Solution: We first built a common/shared library and refactored pytorch and tensorflow operators. The benefit was common operator implementation which can now support all the well known frameworks e.g. TF, Pytorch, MXnet, MPI, XGboost, thus improving the core of Kubeflow.

Katib

Challenge: Our next big push was to address the community need around a general hyperparameter tuner that worked across different operators.

Solution: We revamped the Katib API and made it simpler to use. Also we added a new neural architecture search capability to Katib. This will help users improve and speed up their data science exploration by improving models without having to hand tune them.

On-premise

Challenge: A big burning issue in the community has been (and still is) to tame the on-premise and hybrid user experience of Kubeflow. We identified this as a big area for the community a year ago and we committed to a north star where the customer/user can have a smooth experience as she moves back and forth between cloud providers and on-premise infrastructure.

Solution: We enabled an on-premise file storage solution with NFS or a local disk provisioning solution, we contributed a solution for authorization and authentication to enable a multi-user experience in Kubeflow and we volunteered to co-own the Kubeflow releases. This has lead to a much better on-premise user experience, on par with any cloud based deployment.

Community Service

Challenge: Understanding the needs of the customer or consumer is important for open source communities and the technical product managers play an important role to glue the different sub teams working as a big team. It is even more important when we have folks from different organizations with different priorities.

Solution: We decided to contribute to the shared PM effort. We helped create the user surveys  that helped define the priorities for the different capabilities. We also helped form the technical advisory council (TAC) where we transcended our own organizations’ own priorities to provide longer term technical vision of the project and work with different teams to drive the project forward. The impact has been better application guidelines, a more robust codebase, better technical documentation etc.

Evangelism

Challenge: Our customers and our internal teams were looking for MLOps solutions like Kubeflow and they needed some assurance that Kubeflow could be helpful for their AI transformation.

Solution: We presented several introductory sessions at  Cisco Live events and other internal events. We also presented at KubeCon Asia, KubeCon North America, and at KubeCon Europe. Additionally, we also published Kubeflow based work in  peer-reviewed  academic venues such as ICML, NeurIPS, and USENIX OpML.

The Road Ahead

Cisco has been part of the Kubeflow journey since the project’s formative stage. Kubeflow 1.0 is a great milestone in a long journey to simplify the ML lifecycle management (or MLOps) and accelerate the digital transformation of the enterprise, in a consistent fashion. We have achieved the initial stability that we desired for the base MLOps features e.g. pipelines, training, serving, notebooks, hyperparameter training and solutions for cross cloud pipelines.

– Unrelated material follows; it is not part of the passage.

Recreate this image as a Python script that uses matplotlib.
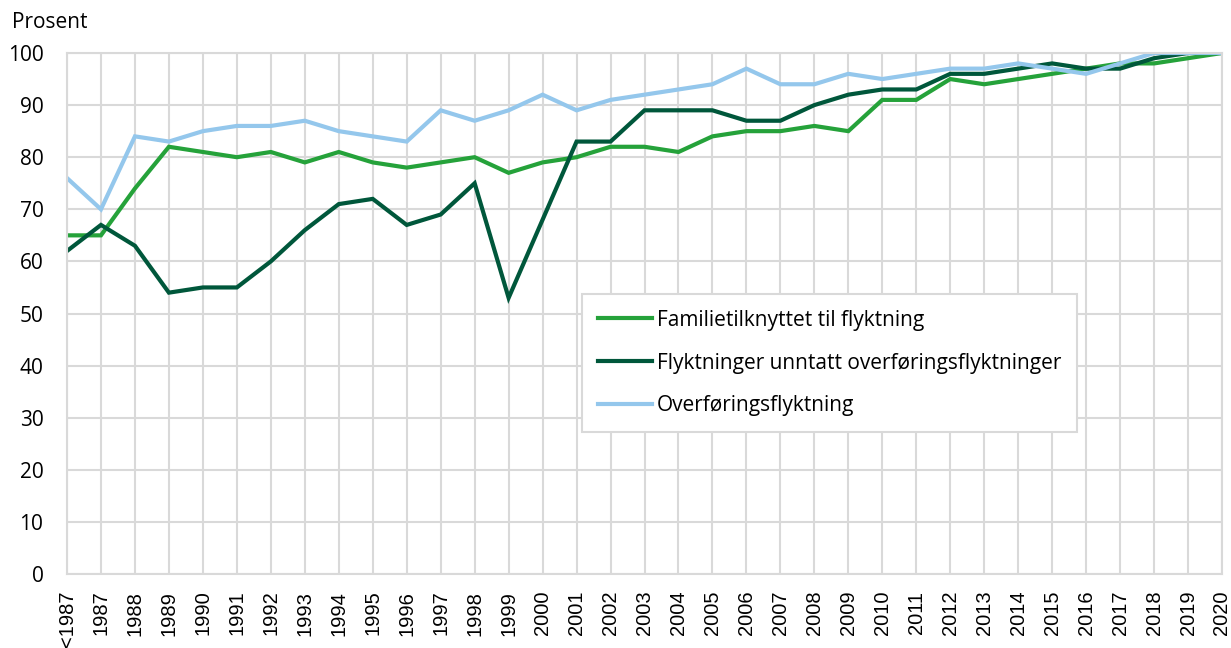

This was a significant investment. It has taken several organizations and a lot of precious resources to get here. For example, Google has put in an incredible amount of work within a few years to create capabilities like Fairing, Metadata, and Pipelines that has changed the user experience. Organizations like JPMC and USBank have enriched the on-prem community with their feedback. Shell has contributed to Spark integration and Arrikto has contributed to on-premise efforts and miniKF.

We are very excited about the future of Kubeflow. We would like to see the community get stronger and more diverse, and we would like to request more individuals and organizations to join the community. It would be great for organizations to contribute to performance analysis for large scale workloads. We w0uld like to call upon the research community to participate in the community. The current Kubeflow features are the day-0 capabilities needed for consistent MLOps. We would like to see better interoperability with other MLOps tools and platforms like MLFlow. We have a long way to go and many more capabilities to build (e.g., ML fairness, ML drift detection, ML debugging, ML CI/CD etc).

Acknowledgements

We congratulate the entire Kubeflow community for this great milestone and would like to take this opportunity to thank all contributors for their hard work and for helping cross many hurdles, big and small, throughout the lifetime of the project.

Finally, we would also like to do a shout out for the key engineers from Cisco whose contributions made Cisco among the top 3 organizations, along many metrics: @Elvira for PM, Johnu for operators and Katib, Xinyuan for Kubebench, Andrey for Katib, Adhita for Central UI and On-premises, Krishna for auth and on-premise stability, Ramdoot for validating and providing feedback about Kubeflow by internally developing and testing several ML applications on it, and Amit for evangelism and training. Apart from these core set of engineers, we are deeply indebted to a large number of colleagues, including interns, who have helped us develop code and demos, make public presentations, brainstorm on important features, and have relentlessly evangelized the project, both internally and externally.